We also broke the news of the first of a number of planned sequels, so I have been communicating with Heather with the view that next time she is home, everyone should have a chance to meet and hear her.
When Cilka's Journey was launched, Heather was pleased to be able to include Te Awamutu on her launch tour in New Zealand and her team made sure it could happen.
The Tattooist of Auschwitz is an historic novel which has topped sales around the world since its release last year - including 20 weeks atop the New York Times bestseller list.
It has been translated into about 50 languages and well over two million copies have been sold into about 50 countries - and counting.
Recently it re-entered the New York Times bestselling list.
Heather grew up in Pirongia with her parents Jock and Joyce Williamson and four brothers.
She attended Pirongia School and Te Awamutu College, worked in town for a couple of years and at 18 headed across the Tasman.
Heather met her future husband, Aussie Steve Morris, and for a while they moved to Christchurch where they had family.
Steve worked in IT and was headhunted back to Australia in 1987, where they have lived since. Heather worked in social services within the medical profession - mostly at Melbourne's Monash Medical Centre.
The couple have three children.
She has always been a keen reader, and a movie lover, but nothing prepared her for the journey of more than a dozen years that led her to international fame.
It started in 2003 over coffee with a friend, who said "My friend Gary, whose mother has just died, asked me to find someone his father can tell a story to."
The only criteria was it had to be a non-Jew.
Heather says she was immediately interested.
"I'd had been doing some writing and preferred reading stories based on real people, so I said yes," she says.
A week later Heather was at the home of Lale Sokolov - the tattooist of Auschwitz.
She says he was an elderly gentleman, still grief-stricken over the death of his wife Gita who he had met in the prison camp.
They had been married 60 years.
It was his story of love and survival that formed the basis of the historic novel she was about to write - albeit that it did not hit the shelves until 15 years later.
Heather would go to Lale's home regularly over the next three years and listen to his stories.
The two formed a bond, they met each other's families and sometimes socialised.
They remained close friends until Lale's death in 2006 - and as she came to grips with her grief, Heather began to write.
Her Australian publishers wanted a ghost writer, but she refused so they said they would give her a chance.
Heather locked herself away, wrote a book and sent in the manuscript. Their reply was "Yeah. So you don't know what you are doing, do you?"
Heather started again, took some advice and eventually came up with her novel.

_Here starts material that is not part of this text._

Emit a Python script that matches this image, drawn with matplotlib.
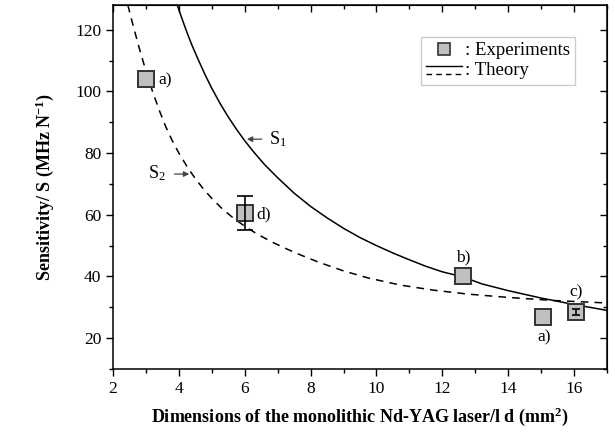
import numpy as np
import matplotlib
matplotlib.use("Agg")
import matplotlib.pyplot as plt
from matplotlib.lines import Line2D
from matplotlib.ticker import MultipleLocator

plt.rcParams['font.family'] = ['Liberation Serif', 'DejaVu Serif']
plt.rcParams['mathtext.fontset'] = 'custom'
plt.rcParams['mathtext.rm'] = 'Liberation Serif'
plt.rcParams['mathtext.it'] = 'Liberation Serif:italic'
plt.rcParams['mathtext.bf'] = 'Liberation Serif:bold'

# experimental points (l*d in mm^2, sensitivity in MHz/N)
exp_x = [3.0, 6.02, 12.64, 15.06, 16.05]
exp_y = [104.0, 60.6, 40.0, 26.8, 28.6]
exp_err = [0.0, 5.4, 0.0, 0.0, 1.0]
exp_labels = ['a)', 'd)', 'b)', 'a)', 'c)']
label_pos = [(3.59, 103.4), (6.58, 60.2), (12.64, 46.2), (15.1, 20.3), (16.05, 34.9)]

# theory curve S1 (solid)
s1_x = [3.95, 4.1, 4.25, 4.4, 4.6, 4.8, 5.0, 5.25, 5.5, 5.75, 6.0, 6.3, 6.6, 7.0, 7.5,
        8.0, 8.5, 9.0, 9.5, 10.0, 10.5, 11.0, 11.5, 12.0, 12.64, 13.2, 14.0, 15.0, 16.0, 17.0]
s1_y = [128, 123.4, 119, 114.9, 110, 105.3, 101, 96.1, 91.7, 87.7, 84, 80, 76.3, 72, 67,
        62.7, 59, 55.6, 52.6, 50, 47.6, 45.4, 43.3, 41.5, 39.8, 37.6, 35.4, 33, 30.9, 29]

# theory curve S2 (dashed)
s2_x = [2.45, 2.6, 2.8, 3.0, 3.2, 3.4, 3.6, 3.8, 4.0, 4.25, 4.5, 4.75, 5.0, 5.33, 5.67,
        6.0, 6.4, 6.88, 7.3, 7.69, 8.25, 9.0, 9.75, 10.73, 11.7, 12.76, 14.0, 15.4, 16.2, 17.0]
s2_y = [128, 121.8, 113.9, 106.6, 100, 94, 88.6, 84.0, 80.0, 75.6, 71.7, 68.3, 65.3, 61.8, 58.8,
        56.3, 53.6, 50.9, 48.8, 47.0, 44.6, 41.8, 39.5, 37.2, 35.6, 34.3, 33.2, 32.2, 31.8, 31.4]


class TheoryHandler:
    def legend_artist(self, legend, orig_handle, fontsize, handlebox):
        x0, y0 = handlebox.xdescent, handlebox.ydescent
        w, h = handlebox.width, handlebox.height
        l1 = Line2D([x0, x0 + w], [y0 + h * 0.75, y0 + h * 0.75], color='black', lw=1)
        l2 = Line2D([x0, x0 + w], [y0 + h * 0.1, y0 + h * 0.1], color='black', lw=1,
                    dashes=(4, 3))
        handlebox.add_artist(l1)
        handlebox.add_artist(l2)
        return l1


fig = plt.figure(figsize=(6.15, 4.37), dpi=100)
ax = fig.add_axes([113 / 615, 1 - 369 / 437, 494 / 615, 364 / 437])

ax.plot(s1_x, s1_y, color='black', lw=1.1)
ax.plot(s2_x, s2_y, color='black', lw=1.1, dashes=(5, 4))

ax.plot(exp_x, exp_y, 's', ms=11, mfc='#c0c0c0', mec='#333333', mew=1.4, zorder=4)
# error bars only where there is one; small bar drawn with smaller caps
for x, y, e in zip(exp_x, exp_y, exp_err):
    if e <= 0:
        continue
    cap = 6 if e > 2 else 3
    ax.errorbar([x], [y], yerr=[e], fmt='none', ecolor='black', elinewidth=1.2,
                capsize=cap, capthick=1.2, zorder=5)

for lab, (lx, ly) in zip(exp_labels, label_pos):
    ax.text(lx, ly, lab, fontsize=12.5, ha='center', va='center')

# S1 / S2 labels with arrows
ax.annotate('', xy=(5.98, 84.5), xytext=(6.6, 84.5),
            arrowprops=dict(arrowstyle='-|>', color='#444444', lw=0.9, mutation_scale=8))
ax.text(6.75, 84.5, r'S$_1$', fontsize=13, ha='left', va='center')
ax.annotate('', xy=(4.4, 73.2), xytext=(3.78, 73.2),
            arrowprops=dict(arrowstyle='-|>', color='#444444', lw=0.9, mutation_scale=8))
ax.text(3.6, 73.6, r'S$_2$', fontsize=13, ha='right', va='center')

ax.set_xlim(2, 17)
ax.set_ylim(10, 128)
ax.xaxis.set_major_locator(MultipleLocator(2))
ax.xaxis.set_minor_locator(MultipleLocator(1))
ax.yaxis.set_major_locator(MultipleLocator(20))
ax.yaxis.set_minor_locator(MultipleLocator(10))
ax.tick_params(which='both', direction='out', labelsize=12.5, width=1)
ax.tick_params(which='major', length=5)
ax.tick_params(which='minor', length=3)
for s in ax.spines.values():
    s.set_linewidth(1.1)

# mirrored inward ticks on top and right
for sec in (ax.secondary_xaxis('top'), ax.secondary_yaxis('right')):
    sec.tick_params(which='both', direction='in', labelleft=False, labelright=False,
                    labeltop=False, labelbottom=False, width=1)
    sec.tick_params(which='major', length=5)
    sec.tick_params(which='minor', length=3)
sx = ax.child_axes[0]
sy = ax.child_axes[1]
sx.xaxis.set_major_locator(MultipleLocator(2))
sx.xaxis.set_minor_locator(MultipleLocator(1))
sy.yaxis.set_major_locator(MultipleLocator(20))
sy.yaxis.set_minor_locator(MultipleLocator(10))

ax.set_xlabel(r'Dimensions of the monolithic Nd-YAG laser/l d (mm$^{\mathbf{2}}$)',
              fontsize=13, fontweight='bold', labelpad=6)
ax.set_ylabel(r'Sensitivity/ S (MHz N$^{\mathbf{-1}}$)', fontsize=13, fontweight='bold',
              labelpad=14)

exp_handle = Line2D([], [], ls='none', marker='s', ms=9, mfc='#c0c0c0', mec='#333333', mew=1.2)
theory_handle = object()
leg = ax.legend([exp_handle, theory_handle], [': Experiments', ': Theory'],
                handler_map={object: TheoryHandler()}, loc='upper right',
                bbox_to_anchor=(0.936, 0.913), fontsize=13.5, fancybox=False,
                framealpha=1, edgecolor='#cccccc', handlelength=1.9, handletextpad=0.15,
                borderpad=0.3, labelspacing=0.15, borderaxespad=0)
leg.get_frame().set_linewidth(1)

fig.savefig('out.png', dpi=100)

The story told in The Tattooist of Auschwitz describes how the camp guards gave Sokolov, a Slovakian Jew fluent in five languages, the horrific job of tattooing numbers on the arm of every person who arrived at Auschwitz.
His ability to communicate made the long lines of doomed prisoners move more quickly. One day he tattooed a beautiful young woman, Gita.
The two fell in love and somehow managed to survive the horrors of Auschwitz until its liberation in 1945.
Even then they were parted, and it was only determination on Lale's part that brought them back together.
When I spoke to Heather in April she said the information she had from Lale gave her enough material to research and write seven or eight historic novels.
The first is Cilka's Journey - the story of Gita's friend who featured strongly in The Tattooist.
Readers were introduced to Cilka Klein in The Tattooist. She was Gita's sixteen-year-old friend and she saved Lale's life.
Lale called her 'the bravest person he ever knew'.
After liberation, the Soviets charged Cilka as a collaborator for sleeping with the enemy and sentenced her to 15 years hard labour.
Based on extensive research, Cilka's Journey imagines and recreates the story of this remarkable woman as she travels from Auschwitz-Birkenau to a Soviet gulag, and, finally, to freedom, in a novel of survival, hope, and love.
Cilka's Journey bears witness to the atrocities and violence women endure during wartime.
It's also a reminder that, even during the darkest of times, the power of the human spirit to overcome hate and injustice remains strong.
MEET HEATHER MORRIS
The public event is on Monday, December 2 from 6pm at the Te Awamutu RSA Club and the club and Waipā District Council welcome the public. Children and young adults can attend the event with a parent or supervisor.
Paper Plus Te Awamutu will have The Tattooist of Auschwitz and Cilka's Journey available for sale, and there will be an opportunity to get books signed following the address by Heather.
Cilka's Journey is at the special price of $29.99 and The Tattooist of Auschwitz is $32.99. Cash or credit card is preferred - the club's cash out eftpos facilities will be available.